Préface à l'institution imaginaire de la société

L'institution imaginaire de la société

Préface

Dans sa Préface (rédigée en 1974), Castoriadis articule la formulation du projet global de l'oeuvre, et l'analyse du statut épistémologique de son discours ; on pourrait d'ailleurs dire qu'il ne fait qu'une seule chose, qui se trouve être indissociablement l'une et l'autre.

L'une des caractéristiques-clé de la pensée de Castoriadis est que s'y trouvent constamment entrelacées les questions portant sur le sujet parlant, sur la parole parlée, et sur l'objet de la parole. Loin d'aboutir à leur con-fusion, cet entrelacement vise au contraire à discerner les instances, qui pourtant n'existent et ne trouvent consistance que par leur articulation. Il n'y a pas plus de "sujet pur", que de "théorie pure", de "langage pur" ou d' "objet pur" ; mais il est tout aussi fallacieux, pour Castoriadis, de vouloir réduire le sujet au langage, ou la réalité au désir du sujet : toutes tentatives qui ne peuvent conduire qu'à l'élimination de la question du sens et / ou de la vérité.

Le discours de Castoriadis veut à la fois reconnaître son plein enracinement dans une situation historique, sa nature de création historique (ce qui récuse toute prétention à une validité transhistorique, désengagée de la réalité qu'elle prétendrait décrire de façon strictement "scientifique", "rationnelle"), ET son caractère réellement théorique, indissociable d'une visée de vérité (qui la dissocie donc radicalement d'une projection, d'un phantasme ou d'un roman). C'est pour clarifier cette dimension paradoxale de son discours que Castoriadis procède à l'élucidation de la notion... d'élucidation, qui se veut à la fois un concept critique et une création conceptuelle.

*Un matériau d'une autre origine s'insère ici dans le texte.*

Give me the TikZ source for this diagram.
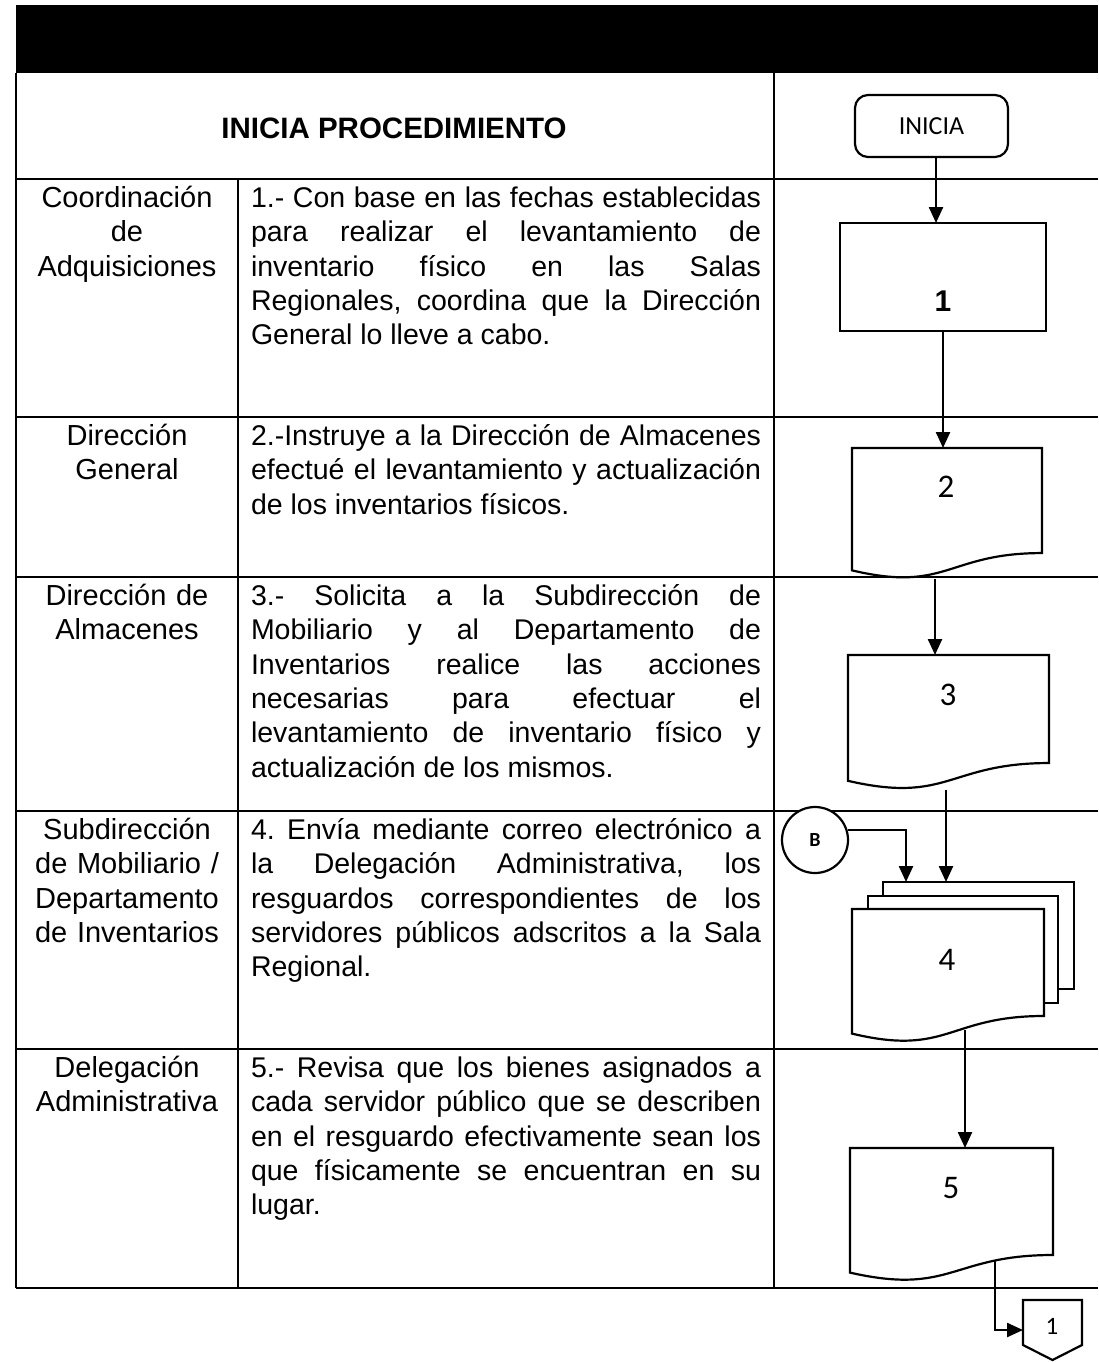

Dans ce texte, Castoriadis insiste sur cet autre paradoxe, qui veut que la véritable humilité du discours du penseur repose sur la revendication d'un discours personnel (c'est dans la mesure même où ce discours est personnel que le lecteur devra le faire sien, l'un et l'autre partenaires devant se défaire de l'objectivité illusoire du système théorique achevé). Le discours vérace n'est pas celui qui prétend s'énoncer au nom de la vérité, ou même au nom d'une catégorie sociale ; encore moins au nom d'une catégorie sociale elle-même posée comme dépositaire de la vérité. C'est dans ce qu'il a de personnel qu'un discours est créateur ; c'est également (nouveau paradoxe) dans ce qu'il a de personnel que ce discours peut trouver une forme de validité sociale ; car l'un et l'autre aspect se rattachent à l'imaginaire.

Et si le noyau créateur de l'imaginaire est bien ce dont il est impossible de "rendre raison" (puisqu'il est lui-même à la source de ce que nous nommons rationalité, comme il est la source de tout projet "rationaliste"), cela ne détruit en rien la portée philosophique, la visée de vérité propre au discours, c'est-à-dire le projet de dire quelque chose d'un réel que nous ne pouvons saisir que par nos représentations, mais que l'on ne peut réduire à ces représentations.

Il faut tenir ensemble les deux termes des paradoxes, les deux aspects du discours de Castoriadis pour saisir l'enjeu de l'Institution ; et c'est en ce sens que les accents fortement "culturalistes" de la Préface doivent être lus à la lumière des éclaircissements apportés par "l'autre" Préface, et plus généralement par tout le premier tome des Carrefours du labyrinthe.